The specification reads like a deliberate rejection of the maximal super-shoe arms race. The Pure stacks 34mm at the heel and runs a low 3.5mm drop, with a PEBA-based midsole and a carbon element to provide propulsion. Where many rivals chase the 40mm regulation ceiling, Mizuno has gone the other way, keeping the platform low and the geometry aggressive in pursuit of a more connected, ground-feel ride.

On the road the result feels, by design, like a throwback to the racing flats of the pre-super-shoe era, only with modern foam and a plate underneath. It is a shoe that wants to be moving quickly, rewarding a forefoot strike and a high turnover rather than the long, rolling stride that a marathon super-shoe encourages. Reviewers have been consistent in their verdict that this is a tool for runners who simply want the lightest, fastest thing they can lace up.

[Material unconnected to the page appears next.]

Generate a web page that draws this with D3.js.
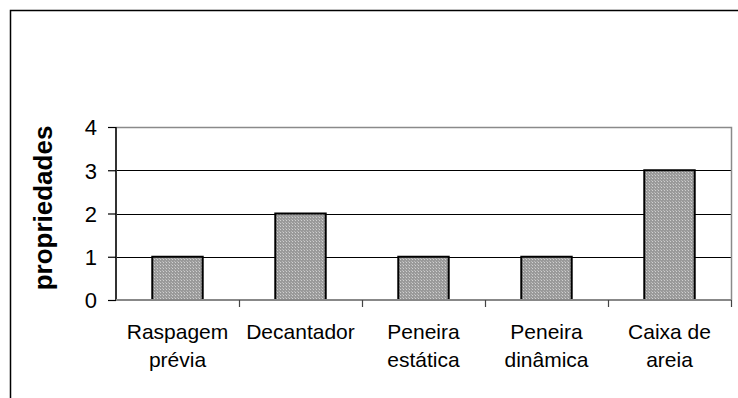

That positioning makes the Pure an excellent 5k and 10k racer, with enough shoe to stretch up to the half marathon or down to the road mile, but it is not the choice for everyone. The low stack and firm, direct ride demand a degree of efficiency and leg strength, and runners who have grown accustomed to the cushioned bounce of a tall marathon racer may find it unforgiving over longer distances.

Taken on its own terms, though, the Hyperwarp Pure is comfortably the best racing shoe Mizuno has produced and one of the most exciting releases of 2026 so far. In a year where the super-shoe conversation has trended towards softer and more stable, Mizuno has carved out a distinctive niche for the purists who still believe that lighter and faster beats bigger and bouncier.